There are several pointers in that direction. She had hated the idea of Rajiv Gandhi joining politics but conceded, realising that he had to fulfil his sense of duty towards mother Indira Gandhi.
In 1984, she let him become Prime Minister, much against her wishes because she felt Rajiv Gandhi had a duty to perform. In 1991, she declined to lead the party as she felt she was not cut out for politics. Seven years later, she was drawn into it due to a host of factors such as likely disintegration of the party.
Today, she answered her conscience when she asked herself if the office of Prime Minister was worth alienating a section of her countrymen.
She, too, was overwhelmed by emotion and avoided meeting allies and party MPs. The decision to opt out was communicated to allies through Manmohan Singh, Pranab Mukherjee, Ahmad Patel, Ghulam Nabi Azad and others.
Sources close to Sonia said other than a desire to avoid civil strife, the AICC chief was not driven by any other motive.
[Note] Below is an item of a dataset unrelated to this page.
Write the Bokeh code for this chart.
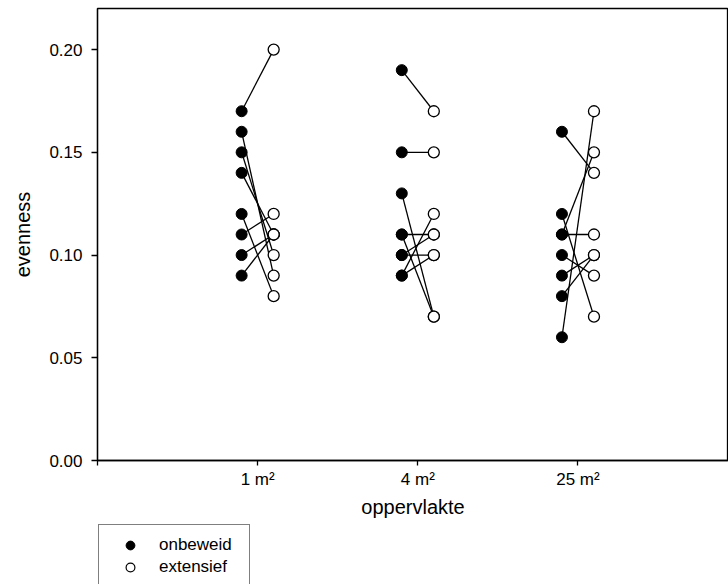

“We know the media will say 1001 things that security concerns were there, that she was unsure of facing the Lok Sabha, that she had a nagging doubt over her ability to lead the nation.
“But let me assure you, there was nothing of the sorts. She has learnt to live in a stringent security environment, she led the Congress as leader of Opposition for five years and is well versed with all national and international issues.
“She had just one view while vetoing herself. She could not bring herself to cause a sense of hurt to a minute section of society which had a jaundiced view about her,” one of the sources said.
Apart from her children Rahul and Priyanka, Sonia consulted two other trusted but apolitical friends who agreed with her decision.